Retype only what runs from the first line of the records to the line with "var lineColor = '#99cc33';", inclusive, and no pictures.

::: Information shown

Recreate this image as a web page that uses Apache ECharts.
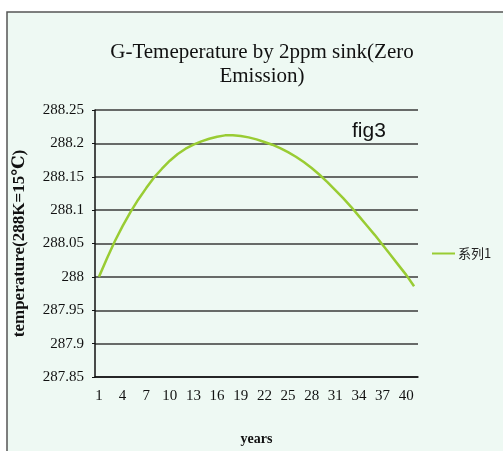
<!DOCTYPE html>
<html>
<head>
<meta charset="utf-8">
<title>G-Temeperature by 2ppm sink</title>
<script src="https://cdn.jsdelivr.net/npm/echarts@6/dist/echarts.min.js"></script>
<style>
  html, body { margin: 0; padding: 0; background: #fff; }
  #chart { width: 503px; height: 451px; }
</style>
</head>
<body>
<div id="chart"></div>
<script>
// years 1..41
var years = [];
for (var i = 1; i <= 41; i++) {
  years.push(String(i));
}

// 读图估计的温度值
var tempValues = [
  288.000, 288.027, 288.053, 288.076, 288.097, 288.116, 288.133, 288.149, 288.162, 288.174,
  288.184, 288.192, 288.198, 288.203, 288.207, 288.210, 288.212, 288.212, 288.211, 288.209,
  288.206, 288.202, 288.198, 288.193, 288.187, 288.180, 288.172, 288.163, 288.153, 288.142,
  288.130, 288.118, 288.105, 288.091, 288.077, 288.063, 288.048, 288.033, 288.018, 288.003,
  287.986
];

var seriesName = "系列1";
var yMin = 287.85;
var yMax = 288.25;
var yStep = 0.05;

var serifFont = "'Liberation Serif', 'DejaVu Serif', serif";
var lineColor = '#99cc33';

var myChart = echarts.init(document.getElementById('chart'));
var option = {
  backgroundColor: '#ffffff',
  graphic: [
    {
      type: 'rect',
      z: -10,
      silent: true,
      shape: { x: 7, y: 12, width: 600, height: 500 },
      style: { fill: '#eef9f3', stroke: '#555555', lineWidth: 1.5 }
    }
  ],
  title: [
    {
      text: 'G-Temeperature by 2ppm sink(Zero\nEmission)',
      left: 257,
      top: 35,
      textAlign: 'center',
      textStyle: {
        fontFamily: serifFont,
        fontSize: 21,
        fontWeight: 'normal',
        color: '#111',
        lineHeight: 24
      }
    },
    {
      text: 'fig3',
      left: 347,
      top: 116,
      textStyle: {
        fontFamily: "'Liberation Sans', Arial, sans-serif",
        fontSize: 21,
        fontWeight: 'normal',
        color: '#111'
      }
    }
  ],
  legend: {
    orient: 'vertical',
    left: 427,
    top: 242,
    icon: 'rect',
    itemWidth: 23,
    itemHeight: 2,
    itemGap: 4,
    data: [seriesName],
    textStyle: {
      fontFamily: "'Noto Sans CJK SC', sans-serif",
      fontSize: 13,
      color: '#222',
      padding: [0, 0, 0, -2]
    }
  },
  grid: {
    left: 95,
    top: 110,
    right: 85,
    bottom: 68,
    containLabel: false
  },
  xAxis: {
    type: 'category',
    data: years,
    boundaryGap: true,
    name: 'years',
    nameLocation: 'middle',
    nameGap: 55,
    nameTextStyle: {
      fontFamily: serifFont,
      fontSize: 14,
      fontWeight: 'bold',
      color: '#111'
    },
    axisLine: { lineStyle: { color: '#111', width: 1.5 } },
    axisTick: {
      inside: true,
      length: 6,
      interval: 0,
      lineStyle: { color: '#111', width: 1.5 }
    },
    axisLabel: {
      interval: 2,
      margin: 12,
      fontFamily: serifFont,
      fontSize: 15,
      color: '#111'
    },
    splitLine: { show: false }
  },
  yAxis: {
    type: 'value',
    min: yMin,
    max: yMax,
    interval: yStep,
    name: 'temperature(288K=15℃)',
    nameLocation: 'middle',
    nameGap: 67,
    nameTextStyle: {
      fontFamily: serifFont,
      fontSize: 17,
      fontWeight: 'bold',
      color: '#111'
    },
    axisLine: { show: true, lineStyle: { color: '#111', width: 1.5 } },
    axisTick: { show: true, length: 3, lineStyle: { color: '#111' } },
    axisLabel: {
      margin: 11,
      fontFamily: serifFont,
      fontSize: 15,
      color: '#111',
      formatter: function (v) {
        return String(parseFloat(v.toFixed(2)));
      }
    },
    splitLine: { show: true, lineStyle: { color: '#3a3a3a', width: 1.5 } }
  },
  series: [
    {
      name: seriesName,
      type: 'line',
      data: tempValues,
      symbol: 'none',
      smooth: false,
      itemStyle: { color: lineColor },
      lineStyle: { color: lineColor, width: 2.5 }
    }
  ]
};

if (option && typeof option == "object") {
  myChart.setOption(option, true);
}
</script>
</body>
</html>
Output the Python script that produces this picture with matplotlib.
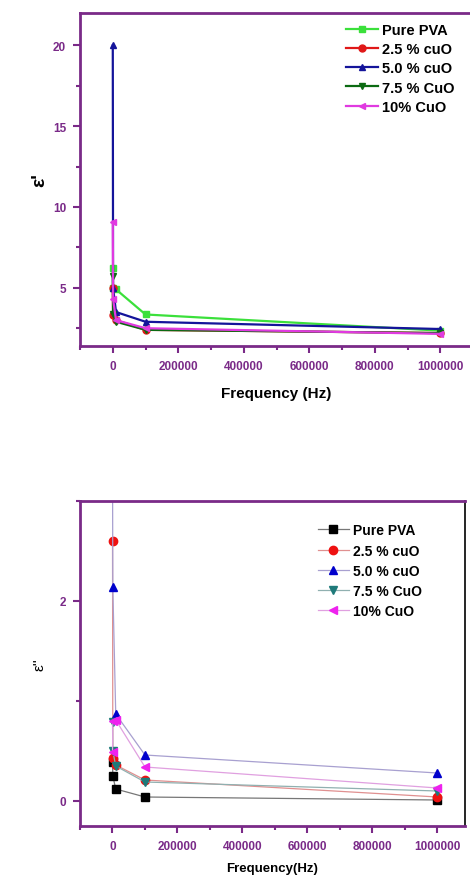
import matplotlib
matplotlib.use("Agg")
import matplotlib.pyplot as plt
from matplotlib.ticker import MultipleLocator

plt.rcParams['font.family'] = ['Liberation Sans', 'DejaVu Sans']

freq = [100, 1000, 10000, 100000, 1000000]
labels = ["Pure PVA", "2.5 % cuO", "5.0 % cuO", "7.5 % CuO", "10% CuO"]

# real part eps'
eps1_pva = [6.2, 5.0, 4.9, 3.35, 2.35]
eps1_25 = [5.0, 3.3, 3.0, 2.4, 2.2]
eps1_50 = [20.0, 5.0, 3.5, 2.9, 2.45]
eps1_75 = [5.7, 3.4, 2.9, 2.4, 2.2]
eps1_10 = [9.1, 4.3, 3.0, 2.5, 2.15]

# imaginary part eps''
eps2_pva = [0.39, 0.25, 0.12, 0.04, 0.01]
eps2_25 = [2.6, 0.43, 0.36, 0.21, 0.04]
eps2_50 = [3.4, 2.14, 0.87, 0.46, 0.28]
eps2_75 = [0.79, 0.50, 0.35, 0.19, 0.10]
eps2_10 = [0.49, 0.80, 0.81, 0.34, 0.13]

top_series = [eps1_pva, eps1_25, eps1_50, eps1_75, eps1_10]
bot_series = [eps2_pva, eps2_25, eps2_50, eps2_75, eps2_10]
markers = ['s', 'o', '^', 'v', '<']
top_colors = ['#3be03b', '#e01818', '#14149a', '#0b6a12', '#e03ae0']
bot_mcolors = ['#000000', '#ee1111', '#0000cc', '#1f7a7a', '#ee22ee']
bot_lcolors = ['#777777', '#e09090', '#a8a0d0', '#90b0b0', '#e0a0e0']

purple = '#7a2a88'

fig = plt.figure(figsize=(4.7, 8.78), dpi=100)
ax1 = fig.add_axes([80/470, 1-347/878, 393/470, 333/878])
ax2 = fig.add_axes([80/470, 1-827/878, 385/470, 325/878])

for s, m, c, lab in zip(top_series, markers, top_colors, labels):
    ax1.plot(freq, s, marker=m, color=c, lw=1.6, ms=5, label=lab)

for s, m, mc, lc, lab in zip(bot_series, markers, bot_mcolors, bot_lcolors, labels):
    ax2.plot(freq, s, marker=m, color=lc, mfc=mc, mec=mc, lw=0.9, ms=6, label=lab)

ax1.set_xlim(-100000, 1100000)
ax1.set_ylim(1.4, 22)
ax1.yaxis.set_major_locator(MultipleLocator(5))
ax1.yaxis.set_minor_locator(MultipleLocator(2.5))

ax2.set_xlim(-100000, 1085000)
ax2.set_ylim(-0.25, 3.0)
ax2.yaxis.set_major_locator(MultipleLocator(2))
ax2.yaxis.set_minor_locator(MultipleLocator(1))

for ax in (ax1, ax2):
    ax.xaxis.set_major_locator(MultipleLocator(200000))
    ax.xaxis.set_minor_locator(MultipleLocator(100000))
    ax.ticklabel_format(axis='x', style='plain', useOffset=False)
    for side in ('left', 'bottom', 'top'):
        ax.spines[side].set_color(purple)
        ax.spines[side].set_linewidth(2)
    ax.spines['right'].set_color('black')
    ax.spines['right'].set_linewidth(1.2)
    ax.tick_params(which='both', direction='out', color=purple, width=1.5,
                   top=False, right=False)
    ax.tick_params(which='major', length=5, labelsize=8.5, labelcolor=purple, pad=5)
    ax.tick_params(which='minor', length=3)
    for t in ax.get_xticklabels() + ax.get_yticklabels():
        t.set_fontweight('bold')

ax1.set_xlabel("Frequency (Hz)", fontsize=11, fontweight='bold', labelpad=10)
ax1.set_ylabel("ε'", fontsize=14, fontweight='bold', labelpad=3)
ax2.set_xlabel("Frequency(Hz)", fontsize=9.5, fontweight='bold', labelpad=7)
ax2.set_ylabel("ε''", fontsize=11, labelpad=9)

leg1 = ax1.legend(loc='upper right', bbox_to_anchor=(0.98, 1.0), frameon=False,
                  prop={'weight': 'bold', 'size': 10.5}, handlelength=2.2,
                  labelspacing=0.35, handletextpad=0.3, borderaxespad=0.3)
leg2 = ax2.legend(loc='upper right', bbox_to_anchor=(0.92, 0.97), frameon=False,
                  prop={'weight': 'bold', 'size': 10}, handlelength=2.2,
                  labelspacing=0.45, handletextpad=0.3)

fig.savefig("out.png", dpi=100)
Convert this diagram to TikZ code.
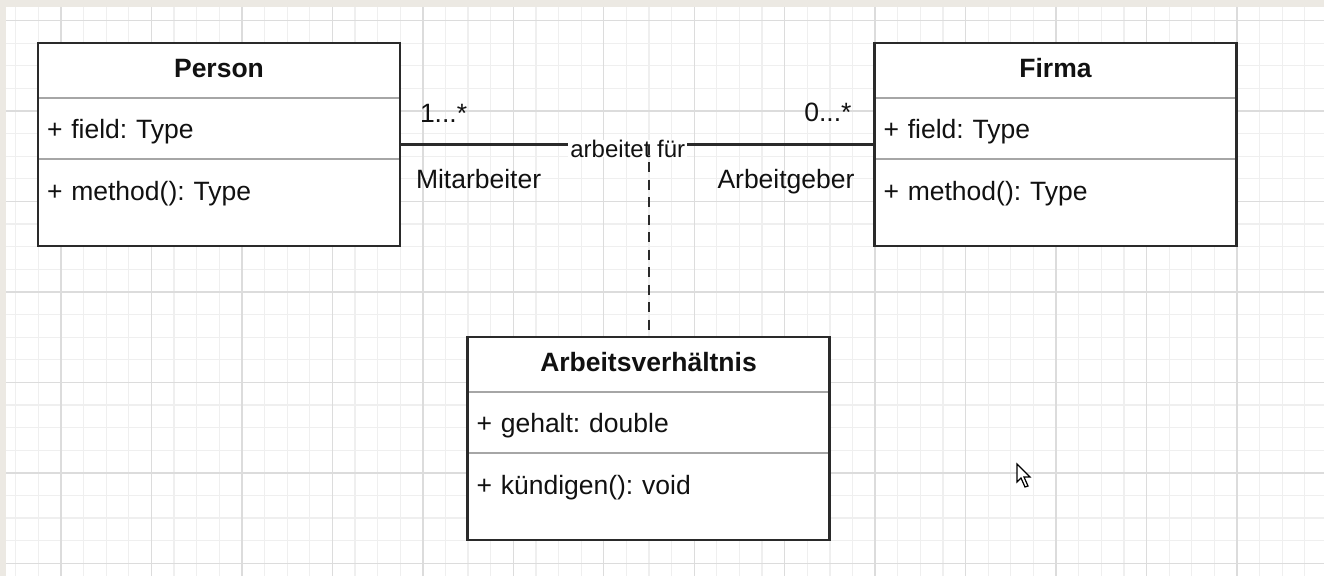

::::::

* **Answer to this problem**:
Recreate this image as a web page that uses Apache ECharts.
<!DOCTYPE html>
<html>
<head>
<meta charset="utf-8">
<title>G-Temeperature by 2ppm sink</title>
<script src="https://cdn.jsdelivr.net/npm/echarts@6/dist/echarts.min.js"></script>
<style>
  html, body { margin: 0; padding: 0; background: #fff; }
  #chart { width: 503px; height: 451px; }
</style>
</head>
<body>
<div id="chart"></div>
<script>
// years 1..41
var years = [];
for (var i = 1; i <= 41; i++) {
  years.push(String(i));
}

// 读图估计的温度值
var tempValues = [
  288.000, 288.027, 288.053, 288.076, 288.097, 288.116, 288.133, 288.149, 288.162, 288.174,
  288.184, 288.192, 288.198, 288.203, 288.207, 288.210, 288.212, 288.212, 288.211, 288.209,
  288.206, 288.202, 288.198, 288.193, 288.187, 288.180, 288.172, 288.163, 288.153, 288.142,
  288.130, 288.118, 288.105, 288.091, 288.077, 288.063, 288.048, 288.033, 288.018, 288.003,
  287.986
];

var seriesName = "系列1";
var yMin = 287.85;
var yMax = 288.25;
var yStep = 0.05;

var serifFont = "'Liberation Serif', 'DejaVu Serif', serif";
var lineColor = '#99cc33';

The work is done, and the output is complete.